Unless expressly stated otherwise, all comments below on rates of changes for both activity and results, will be presented at constant exchange rates. These rates, together with changes at current exchange rates, can be observed in the attached tables of the financial statements and relevant business indicators. For the conversion of these figures, the end of period exchange rate as of December 31, 2024 is used, reflecting the considerable depreciation by the Turkish lira in the last twelve months. Likewise, the Balance sheet, the Risk-Weighted Asset (RWA) and the equity are affected.

Activity15


The most relevant aspects related to the area’s activity in 2024 were:

  1. Lending activity (performing loans under management) increased by 45.4% in 2024, mainly due to the performance in Turkish lira loans (+50.6%, above the inflation rate for the period, which stood at 44,4%) where the performance of credit cards and, to a lesser extent, consumer loans (including car loans) stands out. For its part, foreign currency loans (in U.S. dollars) increased by 15.5%, boosted by the increase in activity with customers focused on foreign trade (with natural hedging of exchange rate risk).
  2. Customer deposits (70.2% of the area's total liabilities as of December 31, 2024) remained the main source of funding for the balance sheet and increased by 31.0% favored by evolution the positive performance of Turkish lira time deposits (+39.9%), which represent a 82.3% of total customer deposits in local currency.

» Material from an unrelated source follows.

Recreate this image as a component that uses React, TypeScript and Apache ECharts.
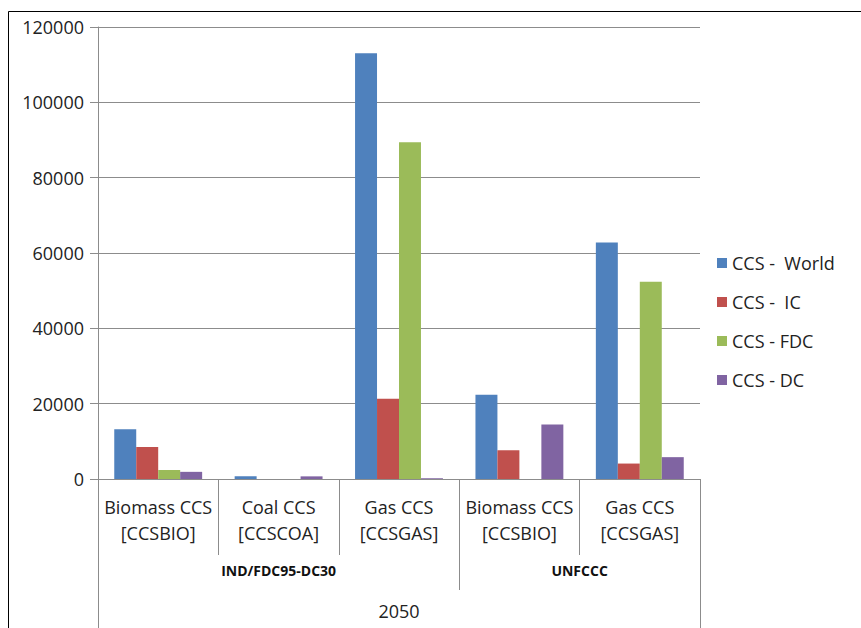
import React, { useEffect, useRef } from "react";
import * as echarts from "echarts";

const categories = [
  "Biomass CCS\n[CCSBIO]",
  "Coal CCS\n[CCSCOA]",
  "Gas CCS\n[CCSGAS]",
  "Biomass CCS\n[CCSBIO]",
  "Gas CCS\n[CCSGAS]",
];
const groupLabels = ["IND/FDC95-DC30", "UNFCCC"];
const yearLabel = "2050";
const seriesNames = ["CCS -  World", "CCS -  IC", "CCS - FDC", "CCS - DC"];
const world = [13200, 700, 113000, 22400, 62800];
const ic = [8500, 0, 21300, 7600, 4100];
const fdc = [2400, 0, 89400, 0, 52400];
const dc = [1900, 700, 200, 14500, 5800];
const colors = ["#4F81BD", "#C0504D", "#9BBB59", "#8064A2"];
const yTicks = [0, 20000, 40000, 60000, 80000, 100000, 120000];

const FONT = "'Open Sans', sans-serif";
const GRAY = "#8c8c8c";

export default function App() {
  const ref = useRef<HTMLDivElement>(null);
  useEffect(() => {
    if (!ref.current) return;
    const chart = echarts.init(ref.current, undefined, { renderer: "svg" });
    const values = [world, ic, fdc, dc];
    chart.setOption({
      animation: false,
      backgroundColor: "#ffffff",
      textStyle: { fontFamily: FONT },
      grid: { left: 98, right: 161, top: 27, bottom: 149, containLabel: false },
      legend: {
        orient: "vertical",
        left: 712,
        top: 249,
        itemWidth: 10,
        itemHeight: 10,
        itemGap: 21,
        icon: "rect",
        textStyle: { fontFamily: FONT, fontSize: 18, color: "#222" },
        data: seriesNames,
      },
      xAxis: [
        {
          type: "category",
          data: categories,
          axisLine: { show: true, lineStyle: { color: GRAY } },
          axisTick: { show: true, interval: 0, length: 76, lineStyle: { color: GRAY } },
          axisLabel: {
            interval: 0,
            margin: 15,
            fontSize: 18,
            lineHeight: 26,
            color: "#222",
            fontFamily: FONT,
          },
        },
        {
          type: "value",
          min: 0,
          max: 5,
          position: "bottom",
          axisLine: { show: false },
          splitLine: { show: false },
          axisTick: {
            show: true,
            length: 111,
            customValues: [3],
            lineStyle: { color: GRAY },
          },
          axisLabel: {
            show: true,
            customValues: [1.5, 4],
            margin: 84,
            fontSize: 14,
            fontWeight: "bold",
            color: "#111",
            fontFamily: FONT,
            formatter: (v: number) => (v < 3 ? groupLabels[0] : groupLabels[1]),
          },
        },
        {
          type: "value",
          min: 0,
          max: 5,
          position: "bottom",
          axisLine: { show: false },
          splitLine: { show: false },
          axisTick: {
            show: true,
            length: 160,
            customValues: [0, 5],
            lineStyle: { color: GRAY },
          },
          axisLabel: {
            show: true,
            customValues: [2.5],
            margin: 123,
            fontSize: 18,
            color: "#222",
            fontFamily: FONT,
            formatter: () => yearLabel,
          },
        },
      ],
      yAxis: {
        type: "value",
        min: yTicks[0],
        max: yTicks[yTicks.length - 1],
        interval: 20000,
        axisLine: { show: true, lineStyle: { color: GRAY } },
        axisTick: { show: true, length: 8, lineStyle: { color: GRAY } },
        splitLine: { show: true, lineStyle: { color: GRAY, width: 1 } },
        axisLabel: {
          margin: 14,
          fontSize: 18,
          color: "#222",
          fontFamily: FONT,
          formatter: (v: number) => String(v),
        },
      },
      graphic: [
        {
          type: "rect",
          shape: { x: 8.5, y: 11.5, width: 900, height: 700 },
          style: { fill: "none", stroke: "#000", lineWidth: 1 },
          silent: true,
        },
      ],
      series: seriesNames.map((name, i) => ({
        name,
        type: "bar",
        xAxisIndex: 0,
        data: values[i],
        barGap: "0%",
        barCategoryGap: "27%",
        itemStyle: { color: colors[i] },
      })),
    });
    return () => chart.dispose();
  }, []);
  return (
    <div
      ref={ref}
      style={{ position: "fixed", left: 0, top: 0, width: 861, height: 628 }}
    />
  );
}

Balances deposited in foreign currency (in U.S. dollars) remain below the closing level of 2023 (-5.0%), with transfers from foreign currency time deposits to Turkish lira time deposits. Thus, as of December 31, 2024, Turkish lira deposits accounted for 66.8% of total customer deposits in the area. For its part, off-balance sheet funds show an outstanding growth of 161.8%.

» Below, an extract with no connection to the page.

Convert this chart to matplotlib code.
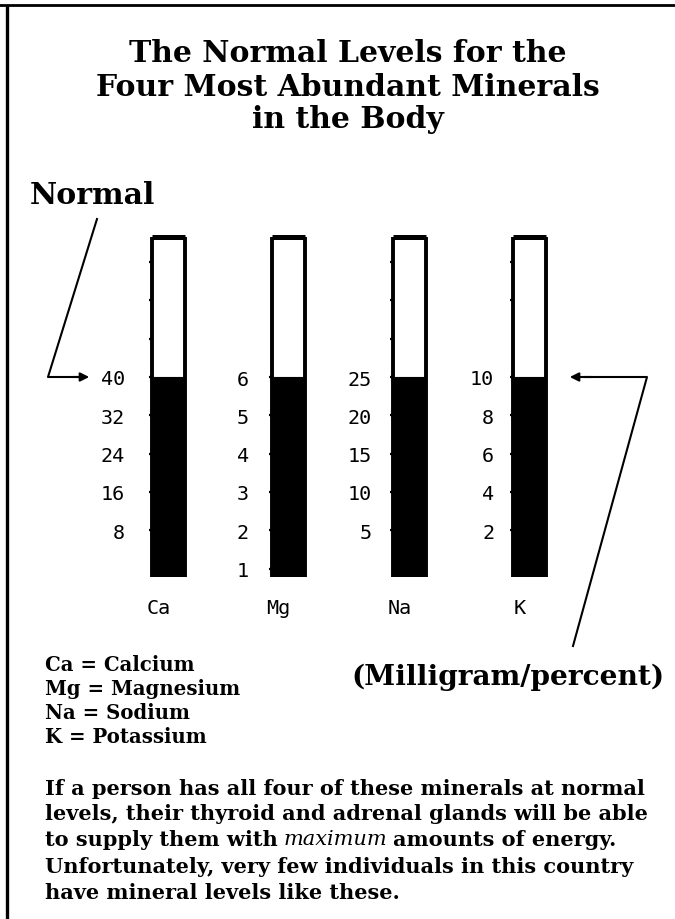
import matplotlib
matplotlib.use("Agg")
import matplotlib.pyplot as plt

# ---------------- data ----------------
minerals = ["Ca", "Mg", "Na", "K"]
normal_levels = [40, 6, 25, 10]
tick_values = [[8, 16, 24, 32, 40],
               [1, 2, 3, 4, 5, 6],
               [5, 10, 15, 20, 25],
               [2, 4, 6, 8, 10]]
upper_marks = [[48, 56, 64], [], [30, 35, 40], [14, 16]]
legend_lines = ["Ca = Calcium", "Mg = Magnesium", "Na = Sodium", "K = Potassium"]
title_lines = ["The Normal Levels for the", "Four Most Abundant Minerals", "in the Body"]
para_lines = ["If a person has all four of these minerals at normal",
              "levels, their thyroid and adrenal glands will be able",
              None,
              "Unfortunately, very few individuals in this country",
              "have mineral levels like these."]
para_line3 = ["to supply them with", "maximum", "amounts of energy."]

# ---------------- layout ----------------
W, H = 675, 920
fig = plt.figure(figsize=(W / 100, H / 100), dpi=100)
fig.patch.set_facecolor("white")

SERIF = "DejaVu Serif"
MONO = "DejaVu Sans Mono"

bar_left_px = [152, 272, 393, 513]
bar_w_px = 33
tube_top, tube_bot, normal_px = 238, 578, 378
step_px = 38.3
ypads = [17, 14, 13, 11]

for i, m in enumerate(minerals):
    ticks = tick_values[i]
    step = ticks[1] - ticks[0]
    ppu = step_px / step
    lo = normal_levels[i] - (tube_bot - normal_px) / ppu
    hi = normal_levels[i] + (normal_px - tube_top) / ppu
    ax = fig.add_axes([bar_left_px[i] / W, 1 - tube_bot / H,
                       bar_w_px / W, (tube_bot - tube_top) / H])
    ax.set_xlim(-0.5, 0.5)
    ax.set_ylim(lo, hi)
    ax.bar([0], [normal_levels[i] - lo], bottom=lo, width=1.0,
           color="black", edgecolor="black", linewidth=0.8, zorder=2)
    ax.spines["bottom"].set_visible(False)
    ax.spines["left"].set_linewidth(2.8)
    ax.spines["right"].set_linewidth(2.8)
    ax.spines["top"].set_linewidth(3.6)
    for s in ax.spines.values():
        s.set_zorder(3)
        s.set_capstyle("butt")
    ax.set_yticks(ticks)
    ax.set_yticklabels([str(t) for t in ticks], fontfamily=MONO, fontsize=14.5)
    ax.set_yticks(upper_marks[i], minor=True)
    ax.tick_params(axis="y", which="both", direction="out", length=2.5,
                   width=1.6, pad=ypads[i], colors="black")
    ax.set_xticks([-0.3])
    ax.set_xticklabels([m], fontfamily=MONO, fontsize=14.5)
    ax.tick_params(axis="x", length=0, pad=15)

# overlay in pixel coordinates for annotations/text
ov = fig.add_axes([0, 0, 1, 1])
ov.set_xlim(0, W)
ov.set_ylim(H, 0)
ov.axis("off")

# frame lines
ov.plot([7, 7], [8, H], color="black", lw=2.4, clip_on=False)
ov.plot([0, W], [6, 6], color="black", lw=2.0, clip_on=False)

# title
for txt, y in zip(title_lines, [53, 87, 119]):
    ov.text(348, y, txt, ha="center", va="center", fontsize=21.5,
            fontweight="bold", family=SERIF)

# Normal label and arrow
ov.text(30, 195, "Normal", ha="left", va="center", fontsize=21.5,
        fontweight="bold", family=SERIF)
ov.plot([97, 48, 80], [220, 378, 378], color="black", lw=1.5)
ov.annotate("", xy=(92, 378), xytext=(70, 378),
            arrowprops=dict(arrowstyle="-|>", color="black", lw=1.5,
                            mutation_scale=13))

# right arrow
ov.plot([573, 647, 585], [647, 378, 378], color="black", lw=1.5)
ov.annotate("", xy=(567, 378), xytext=(595, 378),
            arrowprops=dict(arrowstyle="-|>", color="black", lw=1.5,
                            mutation_scale=13))

# units
ov.text(351, 677, "(Milligram/percent)", ha="left", va="center",
        fontsize=20.2, fontweight="bold", family=SERIF)

# legend
for txt, y in zip(legend_lines, [665, 689, 713, 737]):
    ov.text(45, y, txt, ha="left", va="center", fontsize=14.2,
            fontweight="bold", family=SERIF)

# paragraph
FS = 15.0
para_y = [789, 814, 840, 867, 893]
for txt, y in zip(para_lines, para_y):
    if txt is not None:
        ov.text(45, y, txt, ha="left", va="center", fontsize=FS,
                fontweight="bold", family=SERIF)

renderer = fig.canvas.get_renderer()
x = 45
styles = [("bold", "normal"), ("normal", "italic"), ("bold", "normal")]
for txt, (wt, st) in zip(para_line3, styles):
    t = ov.text(x, para_y[2], txt, ha="left", va="center", fontsize=FS,
                fontweight=wt, fontstyle=st, family=SERIF)
    bb = t.get_window_extent(renderer=renderer)
    x = bb.x1 + 6

fig.savefig("out.png", dpi=100, facecolor="white")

The most relevant aspects related to the area’s activity in the fourth quarter of 2024 were:

  1. Lending activity (performing loans under management) increased by 9.1%, mainly driven by the growth in Turkish lira loans (+11.5%, below the quarterly inflation rate, which stood at 6.3%) and, to a lesser extent, by the growth of foreign currency loans (+1.1%). Within Turkish lira loans, the same products as in the annual evolution stand out, these are the evolution of credit cards and consumer loans, which grew at rates of +17.1% and +13.8%, respectively.
  2. In terms of asset quality, the NPL ratio decreased by 51 basis points compared to the figure as of the end of September 2024 to 3.1%, mainly as a result of higher recoveries and higher volume of sales and write-offs, closing 69 basis points below the December 2023 close. Consequently, the NPL coverage ratio recorded an increase of 931 basis points in the quarter to 96% as of December 30, 2024.
  3. Customer deposits increased by 4.0%, with growth in Turkish lira deposits (+7.7%), and a decrease in deposits in USD (-3.4%). Additionally, off-balance sheet funds registered a growth of 23.0% in the quarter.

Results


Turkey generated a net attributable profit of €611m during 2024, which compares favorably with the result in the same period of the previous year.

As mentioned above, the year-on-year comparison of the accumulated income statement at the end of December 2024 at current exchange rate is affected by the depreciation of the Turkish lira in the last year (-11.1%). To isolate this effect, the highlights of the results for 2024 at constant exchange rates are summarized below:

  1. Net interest income decreased year-on-year, mainly by the worsening of the Turkish lira spread and greater wholesale funding costs, partially offset by the growth in lending activity and, the remuneration of certain reserves in Turkish lira from the central bank since February 2024.
  2. Net fees and commissions increased significantly, favored by the performance in payment systems fees, followed by the asset management, insurances and guarantees.
  3. NTI showed an excellent evolution thanks to higher results from foreign exchange operations.
  4. The other operating income and expenses line had a balance of €-535m, which compares favorably with the previous year. This line incorporates, among others, the loss in the value of the net monetary position due to the country's inflation rate, together with its partial offset by the income derived from inflation-linked bonds (CPI linkers). The net impact of both effects was less negative at the end of 2024 than in 2023, highlighting the third quarter of 2023 with a significant negative adjustment due to the higher quarterly inflation rate recorded at that time. This line also includes the results of the subsidiaries of Garanti BBVA, whose contribution was increased compared to 2023 and the higher contribution to the DGF.
  5. Operating expenses increased, mainly due to the growth in personnel expenses, linked to the growth in the workforce in 2023 and a salary review in the context of high inflation. On the other hand, general expenses also increased, mainly due to the higher technology and advertising expenditures.
  6. Regarding the impairment on financial assets, it increased due to higher requirements in retail portfolios. Thus, the cumulative cost of risk as of December 31, 2024 was placed at 1.27%, a more standard level after an abnormally low level in 2023.
  7. The provisions and other results line closed December 2024 with a release of €165m, linked to remarkable recoveries in wholesale clients, as well as the revaluations on real estate assets.

In the fourth quarter of 2024, the net attributable profit of Turkey stood at €177m, compared to €82m in the previous quarter, boosted by the start of the recovery of the spread in the Turkish lira. This improvement was due to the reduction in the cost of deposits in local currency, driven by the trend of dedollarization and the beginning of the cycle of interest rate cuts in the country towards the end of the year.

15 The variation rates of loans in Turkish lira and loans in foreign currency (U.S. dollars) are calculated based on local activity data and refer only refer to Garanti Bank and therefore exclude the subsidiaries of Garanti BBVA, mainly in Romania and Netherlands.